(Raw data):

_____

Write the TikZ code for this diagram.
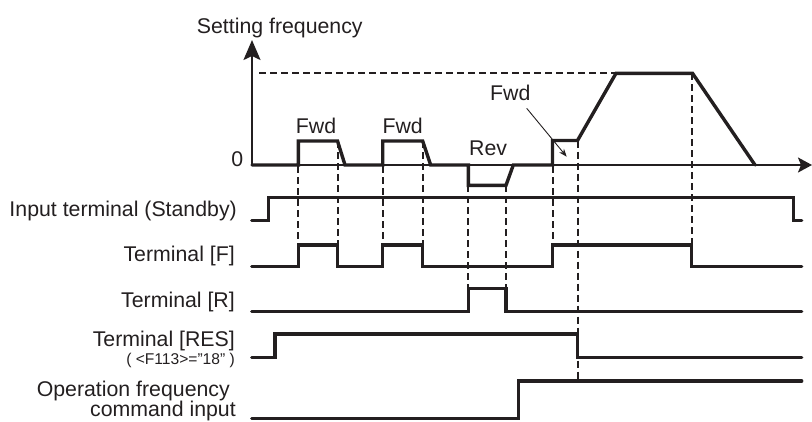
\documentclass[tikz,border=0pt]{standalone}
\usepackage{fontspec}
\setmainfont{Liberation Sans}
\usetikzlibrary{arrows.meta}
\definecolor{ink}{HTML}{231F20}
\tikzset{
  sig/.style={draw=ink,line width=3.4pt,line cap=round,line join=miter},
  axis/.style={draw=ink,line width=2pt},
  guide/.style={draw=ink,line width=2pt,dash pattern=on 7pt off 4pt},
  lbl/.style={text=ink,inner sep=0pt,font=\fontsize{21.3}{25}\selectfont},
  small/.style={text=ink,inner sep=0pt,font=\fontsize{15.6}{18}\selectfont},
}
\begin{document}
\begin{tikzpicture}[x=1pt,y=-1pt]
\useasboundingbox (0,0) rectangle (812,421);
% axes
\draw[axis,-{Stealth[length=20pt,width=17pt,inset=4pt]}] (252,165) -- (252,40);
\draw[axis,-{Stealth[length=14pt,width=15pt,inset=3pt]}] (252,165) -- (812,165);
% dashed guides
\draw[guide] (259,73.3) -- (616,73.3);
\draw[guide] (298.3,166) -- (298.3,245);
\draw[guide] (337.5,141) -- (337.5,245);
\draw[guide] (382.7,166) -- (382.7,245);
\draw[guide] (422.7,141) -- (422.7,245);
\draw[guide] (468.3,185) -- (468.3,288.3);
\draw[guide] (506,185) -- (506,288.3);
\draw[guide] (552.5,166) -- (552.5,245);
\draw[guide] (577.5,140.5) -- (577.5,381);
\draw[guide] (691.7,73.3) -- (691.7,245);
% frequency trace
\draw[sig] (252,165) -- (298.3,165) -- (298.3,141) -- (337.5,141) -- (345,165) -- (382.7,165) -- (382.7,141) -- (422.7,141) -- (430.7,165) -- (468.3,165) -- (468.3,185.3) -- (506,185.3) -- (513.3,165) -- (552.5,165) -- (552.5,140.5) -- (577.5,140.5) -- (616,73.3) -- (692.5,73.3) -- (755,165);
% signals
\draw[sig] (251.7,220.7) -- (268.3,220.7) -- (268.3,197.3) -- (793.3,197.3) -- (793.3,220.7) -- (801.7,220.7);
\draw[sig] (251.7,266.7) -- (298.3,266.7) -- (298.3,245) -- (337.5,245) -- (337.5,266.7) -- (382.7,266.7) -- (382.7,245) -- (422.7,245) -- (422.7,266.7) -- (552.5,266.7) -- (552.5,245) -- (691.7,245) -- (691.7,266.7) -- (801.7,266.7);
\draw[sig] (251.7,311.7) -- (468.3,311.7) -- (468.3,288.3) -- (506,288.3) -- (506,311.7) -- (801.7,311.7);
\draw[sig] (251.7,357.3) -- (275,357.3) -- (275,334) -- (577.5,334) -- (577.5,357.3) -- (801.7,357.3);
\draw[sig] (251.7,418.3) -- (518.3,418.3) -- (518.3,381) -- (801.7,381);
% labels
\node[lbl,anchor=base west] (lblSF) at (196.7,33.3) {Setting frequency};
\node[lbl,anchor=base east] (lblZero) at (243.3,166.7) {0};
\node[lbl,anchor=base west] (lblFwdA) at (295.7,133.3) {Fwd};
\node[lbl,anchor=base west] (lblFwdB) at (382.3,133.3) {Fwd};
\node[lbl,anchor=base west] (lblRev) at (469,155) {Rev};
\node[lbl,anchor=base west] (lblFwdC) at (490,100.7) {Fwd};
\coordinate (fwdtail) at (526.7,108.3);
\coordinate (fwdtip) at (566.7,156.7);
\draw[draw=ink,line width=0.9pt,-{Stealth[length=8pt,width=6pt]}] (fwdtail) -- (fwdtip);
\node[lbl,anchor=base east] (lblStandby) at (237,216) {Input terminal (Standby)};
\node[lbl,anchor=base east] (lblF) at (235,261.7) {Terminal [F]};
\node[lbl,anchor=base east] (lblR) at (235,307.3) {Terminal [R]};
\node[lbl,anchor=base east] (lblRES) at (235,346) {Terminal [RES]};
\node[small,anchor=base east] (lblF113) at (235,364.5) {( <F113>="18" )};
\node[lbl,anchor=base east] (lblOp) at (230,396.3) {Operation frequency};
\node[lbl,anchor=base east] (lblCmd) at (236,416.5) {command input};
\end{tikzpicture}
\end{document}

_____

(Job): All of the lines above should be retyped precisely, apart from the pictures.

(Task output):
Write the TikZ code for this diagram.
\documentclass[tikz,border=0pt]{standalone}
\usepackage{fontspec}
\setmainfont{Liberation Sans}
\usetikzlibrary{arrows.meta}
\definecolor{ink}{HTML}{231F20}
\tikzset{
  sig/.style={draw=ink,line width=3.4pt,line cap=round,line join=miter},
  axis/.style={draw=ink,line width=2pt},
  guide/.style={draw=ink,line width=2pt,dash pattern=on 7pt off 4pt},
  lbl/.style={text=ink,inner sep=0pt,font=\fontsize{21.3}{25}\selectfont},
  small/.style={text=ink,inner sep=0pt,font=\fontsize{15.6}{18}\selectfont},
}
\begin{document}
\begin{tikzpicture}[x=1pt,y=-1pt]
\useasboundingbox (0,0) rectangle (812,421);
% axes
\draw[axis,-{Stealth[length=20pt,width=17pt,inset=4pt]}] (252,165) -- (252,40);
\draw[axis,-{Stealth[length=14pt,width=15pt,inset=3pt]}] (252,165) -- (812,165);
% dashed guides
\draw[guide] (259,73.3) -- (616,73.3);
\draw[guide] (298.3,166) -- (298.3,245);
\draw[guide] (337.5,141) -- (337.5,245);
\draw[guide] (382.7,166) -- (382.7,245);
\draw[guide] (422.7,141) -- (422.7,245);
\draw[guide] (468.3,185) -- (468.3,288.3);
\draw[guide] (506,185) -- (506,288.3);
\draw[guide] (552.5,166) -- (552.5,245);
\draw[guide] (577.5,140.5) -- (577.5,381);
\draw[guide] (691.7,73.3) -- (691.7,245);
% frequency trace
\draw[sig] (252,165) -- (298.3,165) -- (298.3,141) -- (337.5,141) -- (345,165) -- (382.7,165) -- (382.7,141) -- (422.7,141) -- (430.7,165) -- (468.3,165) -- (468.3,185.3) -- (506,185.3) -- (513.3,165) -- (552.5,165) -- (552.5,140.5) -- (577.5,140.5) -- (616,73.3) -- (692.5,73.3) -- (755,165);
% signals
\draw[sig] (251.7,220.7) -- (268.3,220.7) -- (268.3,197.3) -- (793.3,197.3) -- (793.3,220.7) -- (801.7,220.7);
\draw[sig] (251.7,266.7) -- (298.3,266.7) -- (298.3,245) -- (337.5,245) -- (337.5,266.7) -- (382.7,266.7) -- (382.7,245) -- (422.7,245) -- (422.7,266.7) -- (552.5,266.7) -- (552.5,245) -- (691.7,245) -- (691.7,266.7) -- (801.7,266.7);
\draw[sig] (251.7,311.7) -- (468.3,311.7) -- (468.3,288.3) -- (506,288.3) -- (506,311.7) -- (801.7,311.7);
\draw[sig] (251.7,357.3) -- (275,357.3) -- (275,334) -- (577.5,334) -- (577.5,357.3) -- (801.7,357.3);
\draw[sig] (251.7,418.3) -- (518.3,418.3) -- (518.3,381) -- (801.7,381);
% labels
\node[lbl,anchor=base west] (lblSF) at (196.7,33.3) {Setting frequency};
\node[lbl,anchor=base east] (lblZero) at (243.3,166.7) {0};
\node[lbl,anchor=base west] (lblFwdA) at (295.7,133.3) {Fwd};
\node[lbl,anchor=base west] (lblFwdB) at (382.3,133.3) {Fwd};
\node[lbl,anchor=base west] (lblRev) at (469,155) {Rev};
\node[lbl,anchor=base west] (lblFwdC) at (490,100.7) {Fwd};
\coordinate (fwdtail) at (526.7,108.3);
\coordinate (fwdtip) at (566.7,156.7);
\draw[draw=ink,line width=0.9pt,-{Stealth[length=8pt,width=6pt]}] (fwdtail) -- (fwdtip);
\node[lbl,anchor=base east] (lblStandby) at (237,216) {Input terminal (Standby)};
\node[lbl,anchor=base east] (lblF) at (235,261.7) {Terminal [F]};
\node[lbl,anchor=base east] (lblR) at (235,307.3) {Terminal [R]};
\node[lbl,anchor=base east] (lblRES) at (235,346) {Terminal [RES]};
\node[small,anchor=base east] (lblF113) at (235,364.5) {( <F113>="18" )};
\node[lbl,anchor=base east] (lblOp) at (230,396.3) {Operation frequency};
\node[lbl,anchor=base east] (lblCmd) at (236,416.5) {command input};
\end{tikzpicture}
\end{document}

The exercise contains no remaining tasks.